▶ [COLLECTED MATERIAL]
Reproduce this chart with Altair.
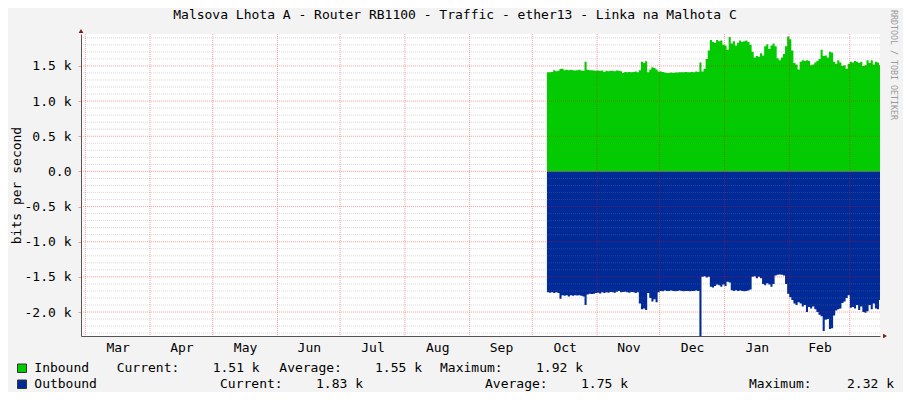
import altair as alt
import pandas as pd

TITLE = "Malsova Lhota A - Router RB1100 - Traffic - ether13 - Linka na Malhota C"
Y_TITLE = "bits per second"
WATERMARK = "RRDTOOL / TOBI OETIKER"

MONTH_STARTS = ["2011-03-01", "2011-04-01", "2011-05-01", "2011-06-01", "2011-07-01",
                "2011-08-01", "2011-09-01", "2011-10-01", "2011-11-01", "2011-12-01",
                "2012-01-01", "2012-02-01", "2012-03-01"]
X_DOMAIN = ["2011-02-26T22:30:00", "2012-03-15T11:00:00"]
Y_DOMAIN = [-2341, 1954]
Y_MAJOR = [-2000, -1500, -1000, -500, 0, 500, 1000, 1500]
Y_MINOR = [v for v in range(-2300, 2000, 100) if v % 500 != 0]

DATA_START = "2011-10-08"
# daily bits per second, Oct 8 2011 .. Mar 15 2012
INBOUND = [
    1410, 1410, 1415, 1440, 1425, 1430, 1455, 1460, 1440, 1445,
    1440, 1445, 1440, 1435, 1440, 1445, 1435, 1430, 1560, 1445,
    1440, 1440, 1435, 1430, 1435, 1430, 1435, 1415, 1430, 1425,
    1430, 1430, 1425, 1435, 1430, 1425, 1400, 1415, 1410, 1415,
    1410, 1415, 1420, 1410, 1440, 1560, 1540, 1565, 1410, 1450,
    1480, 1470, 1450, 1420, 1420, 1415, 1405, 1400, 1400, 1405,
    1400, 1405, 1405, 1410, 1410, 1410, 1415, 1410, 1410, 1415,
    1410, 1420, 1415, 1550, 1420, 1460, 1600, 1720, 1870, 1840,
    1830, 1870, 1850, 1860, 1800, 1790, 1730, 1910, 1820, 1850,
    1790, 1830, 1860, 1840, 1850, 1860, 1840, 1800, 1700, 1620,
    1640, 1630, 1680, 1650, 1780, 1810, 1740, 1790, 1820, 1780,
    1610, 1580, 1620, 1670, 1780, 1920, 1880, 1720, 1540, 1520,
    1450, 1560, 1580, 1570, 1580, 1570, 1510, 1520, 1550, 1570,
    1600, 1730, 1640, 1650, 1620, 1700, 1690, 1560, 1530, 1580,
    1550, 1500, 1510, 1460, 1530, 1560, 1550, 1570, 1560, 1540,
    1560, 1500, 1510, 1580, 1540, 1580, 1520, 1560, 1550, 1510,
]
OUTBOUND = [
    1720, 1725, 1720, 1730, 1720, 1730, 1810, 1760, 1770, 1760,
    1780, 1760, 1770, 1760, 1765, 1760, 1770, 1780, 1900, 1750,
    1740, 1745, 1740, 1730, 1725, 1735, 1720, 1730, 1720, 1725,
    1715, 1720, 1725, 1710, 1700, 1720, 1715, 1710, 1720, 1725,
    1715, 1720, 1730, 1720, 1880, 1960, 1950, 1970, 1730, 1800,
    1850, 1820, 1860, 1720, 1700, 1705, 1695, 1700, 1700, 1695,
    1700, 1705, 1700, 1695, 1700, 1705, 1700, 1700, 1705, 1700,
    1700, 1695, 1700, 2340, 1500, 1490, 1510, 1500, 1640, 1650,
    1630, 1610, 1620, 1640, 1610, 1630, 1570, 1580, 1690, 1700,
    1690, 1700, 1695, 1700, 1705, 1700, 1695, 1680, 1500, 1490,
    1520, 1500, 1520, 1600, 1620, 1590, 1610, 1640, 1600, 1480,
    1470, 1465, 1470, 1480, 1600, 1740, 1790, 1830, 1880, 1900,
    1860, 1880, 1920, 1900, 2000, 1930, 1950, 1920, 1960, 2000,
    2040, 2060, 2270, 2110, 2100, 2240, 2230, 2050, 1980, 1960,
    1950, 1870, 1850, 1800, 1760, 1940, 1930, 1950, 1900, 1970,
    1920, 2000, 2010, 1990, 1900, 1960, 1880, 1950, 1960, 1830,
]

LEGEND_NAMES = ["Inbound", "Outbound"]
LEGEND_COLORS = ["#00CC00", "#002A97"]
LEGEND_FIELDS = [
    ["Current:", "1.51 k", "Average:", "1.55 k", "Maximum:", "1.92 k"],
    ["Current:", "1.83 k", "Average:", "1.75 k", "Maximum:", "2.32 k"],
]

# ---- layout (pixels relative to plot origin) ----
W, H = 799, 302
FONT = "DejaVu Sans Mono"
LEG_X = [[35.7, 131.7, 198.3, 294, 359, 455], [139, 235, 404, 500, 668, 766]]
LEG_Y = [338, 354]


def ms(s):
    return int(pd.Timestamp(s, tz="UTC").value // 10**6)


DAY = 86400000
t0 = ms(DATA_START)
times = [t0 + i * DAY for i in range(len(INBOUND))] + [t0 + len(INBOUND) * DAY]
df = pd.DataFrame({
    "t": times,
    "inb": INBOUND + [INBOUND[-1]],
    "outb": [-v for v in OUTBOUND] + [-OUTBOUND[-1]],
    "zero": 0,
})

XS = alt.Scale(type="utc", domain=[ms(X_DOMAIN[0]), ms(X_DOMAIN[1])])
YS = alt.Scale(domain=Y_DOMAIN, nice=False, zero=False)

starts = [ms(s) for s in MONTH_STARTS]
mids = [(a + b) / 2 for a, b in zip(starts[:-1], starts[1:])]

XA = alt.Axis(values=mids, labelExpr="utcFormat(datum.value, '%b')", tickSize=0,
              ticks=False, grid=False, title=None, domainColor="#555555",
              labelFont=FONT, labelFontSize=13, labelColor="#000000",
              labelPadding=15, labelBaseline="alphabetic", labelFlush=False,
              labelOverlap=False)
YA = alt.Axis(values=Y_MAJOR,
              labelExpr="datum.value == 0 ? '0.0' : (datum.value < 0 ? '-' : '') + format(abs(datum.value)/1000, '.1f') + ' k'",
              grid=False, tickColor="#F0A0A0", tickSize=3, domainColor="#555555",
              labelFont=FONT, labelFontSize=13, labelColor="#000000", labelPadding=7,
              title=Y_TITLE, titleFont=FONT, titleFontSize=13, titleFontWeight="normal",
              titleColor="#000000", titleX=-65, titleY=151, titleAlign="center",
              titleBaseline="middle", titleAngle=270, labelFlush=False, labelOverlap=False)


def X(f):
    return alt.X(f, scale=XS, axis=XA)


def Y(f):
    return alt.Y(f, scale=YS, axis=YA)


inbound = alt.Chart(df).mark_area(interpolate="step-after", color="#00CC00", clip=True).encode(
    x=X("t:T"), y=Y("inb:Q"), y2="zero:Q")
outbound = alt.Chart(df).mark_area(interpolate="step-after", color="#002A97", clip=True).encode(
    x=X("t:T"), y=Y("outb:Q"), y2="zero:Q")

minor = alt.Chart(pd.DataFrame({"inb": Y_MINOR})).mark_rule(
    color="#808080", opacity=0.3, strokeDash=[1, 1], strokeWidth=1).encode(y=Y("inb:Q"))
major = alt.Chart(pd.DataFrame({"inb": Y_MAJOR})).mark_rule(
    color="#FF0000", opacity=0.38, strokeDash=[1, 1], strokeWidth=1).encode(y=Y("inb:Q"))
vgrid = alt.Chart(pd.DataFrame({"t": starts})).mark_rule(
    color="#FF0000", opacity=0.38, strokeDash=[1, 1], strokeWidth=1).encode(x=X("t:T"))

arrow_y = alt.Chart(pd.DataFrame({"t": [ms(X_DOMAIN[0])], "inb": [Y_DOMAIN[1]]})).mark_point(
    shape="triangle-up", filled=True, size=22, color="#7A1A1A", opacity=1, yOffset=-3).encode(
    x=X("t:T"), y=Y("inb:Q"))
arrow_x = alt.Chart(pd.DataFrame({"t": [ms(X_DOMAIN[1])], "inb": [Y_DOMAIN[0]]})).mark_point(
    shape="triangle-right", filled=True, size=22, color="#7A1A1A", opacity=1, xOffset=5).encode(
    x=X("t:T"), y=Y("inb:Q"))

base = alt.Chart(pd.DataFrame({"a": [0]}))


def txt(s, x, y, align="left", size=13, color="#000000", angle=0, baseline="alphabetic"):
    return base.mark_text(text=s, font=FONT, fontSize=size, color=color, align=align,
                          baseline=baseline, angle=angle).encode(
        x=alt.value(x), y=alt.value(y))


layers = [inbound, outbound, minor, major, vgrid, arrow_y, arrow_x]
layers.append(txt(TITLE, 374, -15.3, align="center"))
layers.append(txt(WATERMARK, 812, -24, size=8.3, color="#9A9A9A", angle=90,
                  baseline="middle"))
for i, name in enumerate(LEGEND_NAMES):
    layers.append(base.mark_rect(fill=LEGEND_COLORS[i], stroke="#333333", strokeWidth=1).encode(
        x=alt.value(-63.5), x2=alt.value(-54.5), y=alt.value(LEG_Y[i] - 8),
        y2=alt.value(LEG_Y[i] + 0.5)))
    layers.append(txt(name, -46.7, LEG_Y[i]))
    for s, x in zip(LEGEND_FIELDS[i], LEG_X[i]):
        layers.append(txt(s, x, LEG_Y[i]))

chart = alt.layer(*layers).properties(
    width=W, height=H,
    padding={"left": 73, "top": 26, "right": 23, "bottom": 56},
    autosize=alt.AutoSizeParams(type="none"),
    background="#F3F3F3",
).configure_view(fill="white", stroke=None)

chart.save("out.html", embed_options={"renderer": "svg", "actions": False})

▶ [EXERCISE REQUIREMENTS] With the pictures left out, restate word for word every line of the data above, from the first down to the line that contains "Y_MINOR = [v".

▶ [OUTPUT OF THE TASK]
Reproduce this chart with Altair.
import altair as alt
import pandas as pd

TITLE = "Malsova Lhota A - Router RB1100 - Traffic - ether13 - Linka na Malhota C"
Y_TITLE = "bits per second"
WATERMARK = "RRDTOOL / TOBI OETIKER"

MONTH_STARTS = ["2011-03-01", "2011-04-01", "2011-05-01", "2011-06-01", "2011-07-01",
                "2011-08-01", "2011-09-01", "2011-10-01", "2011-11-01", "2011-12-01",
                "2012-01-01", "2012-02-01", "2012-03-01"]
X_DOMAIN = ["2011-02-26T22:30:00", "2012-03-15T11:00:00"]
Y_DOMAIN = [-2341, 1954]
Y_MAJOR = [-2000, -1500, -1000, -500, 0, 500, 1000, 1500]
Y_MINOR = [v for v in range(-2300, 2000, 100) if v % 500 != 0]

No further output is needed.